** Begin **

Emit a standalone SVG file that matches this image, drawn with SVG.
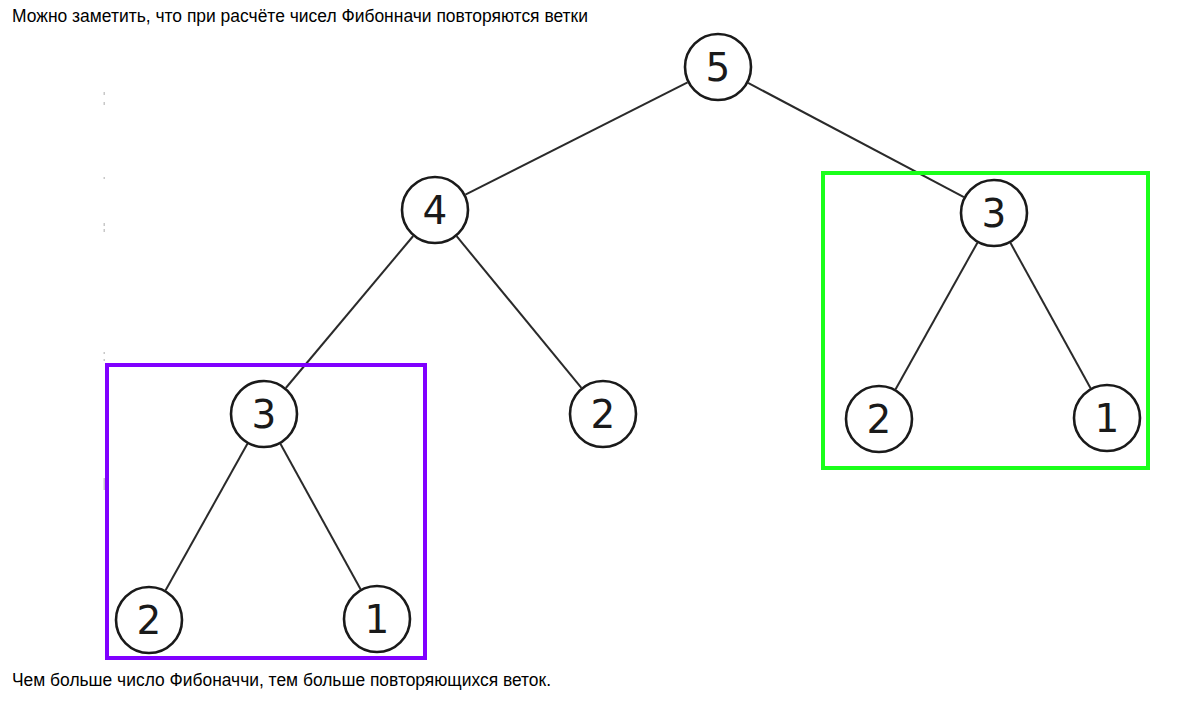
<svg xmlns="http://www.w3.org/2000/svg" width="1190" height="704" viewBox="0 0 1190 704">
<style>
.cap{font-family:Arial,"Liberation Sans",sans-serif;font-size:17.5px;fill:#000}
.node circle{fill:#fff;stroke:#1a1a1a;stroke-width:2.6}
.node text{font-family:"DejaVu Sans",sans-serif;font-size:39px;fill:#1a1a1a;text-anchor:middle}
.edge{stroke:#2a2a2a;stroke-width:2;fill:none}
.mark{fill:#c8c8c8}
</style>
<rect width="1190" height="704" fill="#fff"/>
<text class="cap" x="12" y="22" textLength="576" lengthAdjust="spacingAndGlyphs">Можно заметить, что при расчёте чисел Фибонначи повторяются ветки</text>
<text class="cap" x="12" y="686" textLength="539" lengthAdjust="spacingAndGlyphs">Чем больше число Фибоначчи, тем больше повторяющихся веток.</text>
<g id="marks">
<rect class="mark" x="103.5" y="92" width="1.5" height="3"/>
<rect class="mark" x="103.5" y="102" width="1.5" height="3"/>
<rect class="mark" x="103.5" y="177" width="1.5" height="2"/>
<rect class="mark" x="103.5" y="223" width="1.5" height="3"/>
<rect class="mark" x="103.5" y="229" width="1.5" height="3"/>
<rect class="mark" x="103.5" y="352" width="1.5" height="2"/>
<rect class="mark" x="103.5" y="359" width="1.5" height="2"/>
<rect class="mark" x="103.5" y="478" width="1.5" height="12"/>
</g>
<g id="connectors">
<line class="edge" x1="687.6" y1="82.3" x2="465.4" y2="194.7"/>
<line class="edge" x1="748.1" y1="82.9" x2="963.9" y2="197.1"/>
<line class="edge" x1="413.2" y1="236.0" x2="285.8" y2="388.0"/>
<line class="edge" x1="456.6" y1="236.2" x2="581.4" y2="387.8"/>
<line class="edge" x1="247.4" y1="443.7" x2="165.6" y2="590.3"/>
<line class="edge" x1="280.4" y1="443.8" x2="360.6" y2="589.2"/>
<line class="edge" x1="977.4" y1="242.7" x2="895.6" y2="389.3"/>
<line class="edge" x1="1010.4" y1="242.8" x2="1090.6" y2="388.2"/>
</g>
<g id="box-purple"><rect x="107" y="365" width="318" height="293" fill="none" stroke="#8000ff" stroke-width="4"/></g>
<g id="box-green"><rect x="823" y="173" width="325" height="295" fill="none" stroke="#1aff1a" stroke-width="4"/></g>
<g id="n5" class="node"><circle cx="718" cy="67" r="33"/><text x="718" y="81">5</text></g>
<g id="n4" class="node"><circle cx="435" cy="210" r="33"/><text x="435" y="224">4</text></g>
<g id="n3r" class="node"><circle cx="994" cy="213" r="33"/><text x="994" y="227">3</text></g>
<g id="n3l" class="node"><circle cx="264" cy="414" r="33"/><text x="264" y="428">3</text></g>
<g id="n2m" class="node"><circle cx="603" cy="414" r="33"/><text x="603" y="428">2</text></g>
<g id="n2r" class="node"><circle cx="879" cy="419" r="33"/><text x="879" y="433">2</text></g>
<g id="n1r" class="node"><circle cx="1107" cy="418" r="33"/><text x="1107" y="432">1</text></g>
<g id="n2l" class="node"><circle cx="149" cy="620" r="33"/><text x="149" y="634">2</text></g>
<g id="n1l" class="node"><circle cx="377" cy="619" r="33"/><text x="377" y="633">1</text></g>
</svg>
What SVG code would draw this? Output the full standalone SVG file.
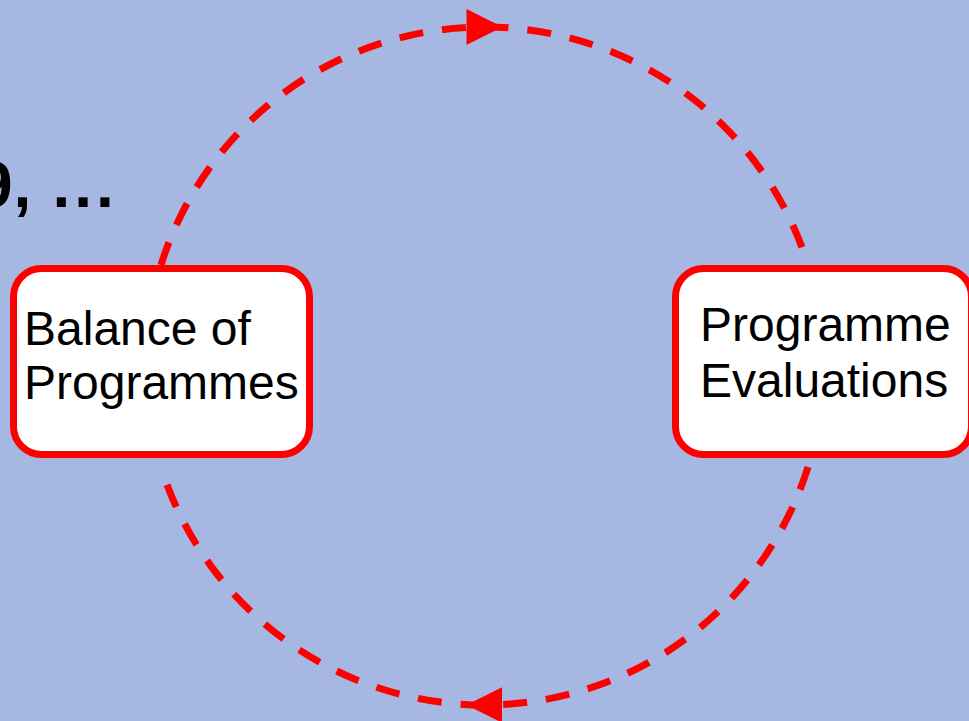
<svg xmlns="http://www.w3.org/2000/svg" width="969" height="721" viewBox="0 0 969 721">
  <style>
    .bg { fill: #a6b8e2; }
    .flow { fill: none; stroke: #ff0000; stroke-width: 7; stroke-dasharray: 24 19; }
    .box { fill: #ffffff; stroke: #ff0000; stroke-width: 7; }
    .label { font-family: "Liberation Sans", Arial, sans-serif; font-size: 48px; fill: #000000; }
    .title { font-family: "Liberation Sans", Arial, sans-serif; font-size: 64px; font-weight: bold; fill: #000000; }
  </style>
  <defs>
    <marker id="arrow" markerUnits="userSpaceOnUse" markerWidth="36" markerHeight="36" viewBox="0 0 36 36" refX="18" refY="18" orient="auto">
      <path d="M0,0 L36,18 L0,36 z" fill="#ff0000"/>
    </marker>
  </defs>

  <rect class="bg" x="0" y="0" width="969" height="721"/>

  <!-- heading text running in from the left edge -->
  <text class="title" x="-23 13.5 35 52.5 74.2 95.9" y="207">9, ...</text>

  <g id="connectors">
    <!-- upper arc: balance -> evaluations, arrowhead at the top -->
    <path class="flow" d="M161,265 A339,339 0 0 1 484.5,27" marker-end="url(#arrow)"/>
    <path class="flow" d="M484.5,27 A339,339 0 0 1 808,265"/>
    <!-- lower arc: evaluations -> balance, arrowhead at the bottom -->
    <path class="flow" d="M808,467 A339,339 0 0 1 484.5,705" marker-end="url(#arrow)"/>
    <path class="flow" d="M484.5,705 A339,339 0 0 1 161,467"/>
  </g>

  <g id="balance">
    <rect class="box" x="13.5" y="268.5" width="296" height="186" rx="28"/>
    <text class="label" x="24" y="345">Balance of</text>
    <text class="label" x="24" y="399">Programmes</text>
  </g>

  <g id="evaluations">
    <rect class="box" x="675.5" y="268.5" width="296" height="186" rx="28"/>
    <text class="label" x="700" y="341">Programme</text>
    <text class="label" x="700" y="397">Evaluations</text>
  </g>
</svg>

** End **

**Task brief**
Transcribe the records above exactly as they appear, leaving out any pictures.

**Task output**
Emit a standalone SVG file that matches this image, drawn with SVG.
<svg xmlns="http://www.w3.org/2000/svg" width="1190" height="704" viewBox="0 0 1190 704">
<style>
.cap{font-family:Arial,"Liberation Sans",sans-serif;font-size:17.5px;fill:#000}
.node circle{fill:#fff;stroke:#1a1a1a;stroke-width:2.6}
.node text{font-family:"DejaVu Sans",sans-serif;font-size:39px;fill:#1a1a1a;text-anchor:middle}
.edge{stroke:#2a2a2a;stroke-width:2;fill:none}
.mark{fill:#c8c8c8}
</style>
<rect width="1190" height="704" fill="#fff"/>
<text class="cap" x="12" y="22" textLength="576" lengthAdjust="spacingAndGlyphs">Можно заметить, что при расчёте чисел Фибонначи повторяются ветки</text>
<text class="cap" x="12" y="686" textLength="539" lengthAdjust="spacingAndGlyphs">Чем больше число Фибоначчи, тем больше повторяющихся веток.</text>
<g id="marks">
<rect class="mark" x="103.5" y="92" width="1.5" height="3"/>
<rect class="mark" x="103.5" y="102" width="1.5" height="3"/>
<rect class="mark" x="103.5" y="177" width="1.5" height="2"/>
<rect class="mark" x="103.5" y="223" width="1.5" height="3"/>
<rect class="mark" x="103.5" y="229" width="1.5" height="3"/>
<rect class="mark" x="103.5" y="352" width="1.5" height="2"/>
<rect class="mark" x="103.5" y="359" width="1.5" height="2"/>
<rect class="mark" x="103.5" y="478" width="1.5" height="12"/>
</g>
<g id="connectors">
<line class="edge" x1="687.6" y1="82.3" x2="465.4" y2="194.7"/>
<line class="edge" x1="748.1" y1="82.9" x2="963.9" y2="197.1"/>
<line class="edge" x1="413.2" y1="236.0" x2="285.8" y2="388.0"/>
<line class="edge" x1="456.6" y1="236.2" x2="581.4" y2="387.8"/>
<line class="edge" x1="247.4" y1="443.7" x2="165.6" y2="590.3"/>
<line class="edge" x1="280.4" y1="443.8" x2="360.6" y2="589.2"/>
<line class="edge" x1="977.4" y1="242.7" x2="895.6" y2="389.3"/>
<line class="edge" x1="1010.4" y1="242.8" x2="1090.6" y2="388.2"/>
</g>
<g id="box-purple"><rect x="107" y="365" width="318" height="293" fill="none" stroke="#8000ff" stroke-width="4"/></g>
<g id="box-green"><rect x="823" y="173" width="325" height="295" fill="none" stroke="#1aff1a" stroke-width="4"/></g>
<g id="n5" class="node"><circle cx="718" cy="67" r="33"/><text x="718" y="81">5</text></g>
<g id="n4" class="node"><circle cx="435" cy="210" r="33"/><text x="435" y="224">4</text></g>
<g id="n3r" class="node"><circle cx="994" cy="213" r="33"/><text x="994" y="227">3</text></g>
<g id="n3l" class="node"><circle cx="264" cy="414" r="33"/><text x="264" y="428">3</text></g>
<g id="n2m" class="node"><circle cx="603" cy="414" r="33"/><text x="603" y="428">2</text></g>
<g id="n2r" class="node"><circle cx="879" cy="419" r="33"/><text x="879" y="433">2</text></g>
<g id="n1r" class="node"><circle cx="1107" cy="418" r="33"/><text x="1107" y="432">1</text></g>
<g id="n2l" class="node"><circle cx="149" cy="620" r="33"/><text x="149" y="634">2</text></g>
<g id="n1l" class="node"><circle cx="377" cy="619" r="33"/><text x="377" y="633">1</text></g>
</svg>
What SVG code would draw this? Output the full standalone SVG file.
<svg xmlns="http://www.w3.org/2000/svg" width="969" height="721" viewBox="0 0 969 721">
  <style>
    .bg { fill: #a6b8e2; }
    .flow { fill: none; stroke: #ff0000; stroke-width: 7; stroke-dasharray: 24 19; }
    .box { fill: #ffffff; stroke: #ff0000; stroke-width: 7; }
    .label { font-family: "Liberation Sans", Arial, sans-serif; font-size: 48px; fill: #000000; }
    .title { font-family: "Liberation Sans", Arial, sans-serif; font-size: 64px; font-weight: bold; fill: #000000; }
  </style>
  <defs>
    <marker id="arrow" markerUnits="userSpaceOnUse" markerWidth="36" markerHeight="36" viewBox="0 0 36 36" refX="18" refY="18" orient="auto">
      <path d="M0,0 L36,18 L0,36 z" fill="#ff0000"/>
    </marker>
  </defs>

  <rect class="bg" x="0" y="0" width="969" height="721"/>

  <!-- heading text running in from the left edge -->
  <text class="title" x="-23 13.5 35 52.5 74.2 95.9" y="207">9, ...</text>

  <g id="connectors">
    <!-- upper arc: balance -> evaluations, arrowhead at the top -->
    <path class="flow" d="M161,265 A339,339 0 0 1 484.5,27" marker-end="url(#arrow)"/>
    <path class="flow" d="M484.5,27 A339,339 0 0 1 808,265"/>
    <!-- lower arc: evaluations -> balance, arrowhead at the bottom -->
    <path class="flow" d="M808,467 A339,339 0 0 1 484.5,705" marker-end="url(#arrow)"/>
    <path class="flow" d="M484.5,705 A339,339 0 0 1 161,467"/>
  </g>

  <g id="balance">
    <rect class="box" x="13.5" y="268.5" width="296" height="186" rx="28"/>
    <text class="label" x="24" y="345">Balance of</text>
    <text class="label" x="24" y="399">Programmes</text>
  </g>

  <g id="evaluations">
    <rect class="box" x="675.5" y="268.5" width="296" height="186" rx="28"/>
    <text class="label" x="700" y="341">Programme</text>
    <text class="label" x="700" y="397">Evaluations</text>
  </g>
</svg>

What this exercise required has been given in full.